Why don't you smell your own but you smell your wife's? Because you are
not totally one."
But if Moon pulled off his greatest trick on Mar. 23, fooling
some unsuspecting congressmen into attending his coronation, it's not
as if his stunt was new -- for more than 25 years, Moon has sought to
surround himself with powerful people to gain credibility and
legitimacy, including presidents Richard Nixon, Gerald Ford and George
H.W. Bush. If the congressmen had simply run "Ambassadors for Peace"
through the Google search engine, they would have discovered the group
was tied to Moon and his grand plans for the future of Christianity --
plans to "reconcile" religions by tearing the Christian cross off
church walls and persuading Jews to sign apologies for giving Jesus
over to the Romans.
Weldon, for one, had a long time to do that Google search. As
far back as June 19, 2003, he's listed in a speech by Rep. Danny K.
Davis on the floor of the House of Representatives honoring Moon: "Many
of my colleagues will join me and the gentleman from Pennsylvania (Mr.

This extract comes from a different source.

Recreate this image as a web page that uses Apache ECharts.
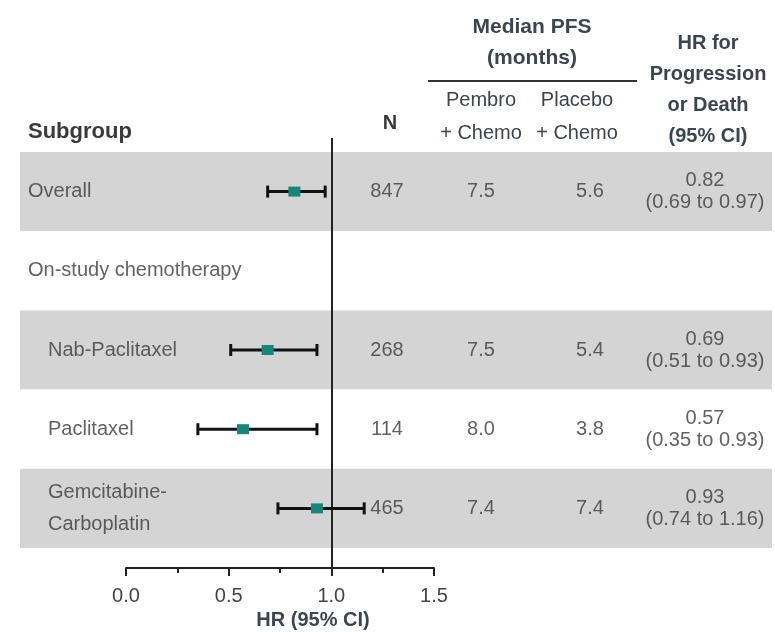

Weldon), co-chair, in giving tribute to some of the outstanding
Americans from our districts," said Davis. "We are grateful to the
founders of Ambassadors for Peace, the Reverend and Mrs. Sun Myung
[Moon], for promoting the vision of world peace, and we commend them
for their work."
As for Moon's vision of world peace, there are widespread
reports, even acknowledged within Moon's church, of allegations that in
1989 he allowed brutal inquisitions to take place. The inquisitor, a
man Moon apparently believed was the reincarnation of his son, was
allegedly encouraged to tie people to radiators and beat them. As a
result, Moon's trusted lieutenant, Bo Hi Pak, was said to have suffered
minor brain damage. Wrote his daughter-in-law, Nansook Hong, in her
tell-all book: "Sun Myung Moon seemed to take pleasure in the reports
that filtered back to East Garden of the beatings being administered by
the Black Heung Jin. He would laugh raucously if someone out of favor
had been dealt an especially hard blow." Members of Congress may want
to do their homework before they crown their next King of Peace.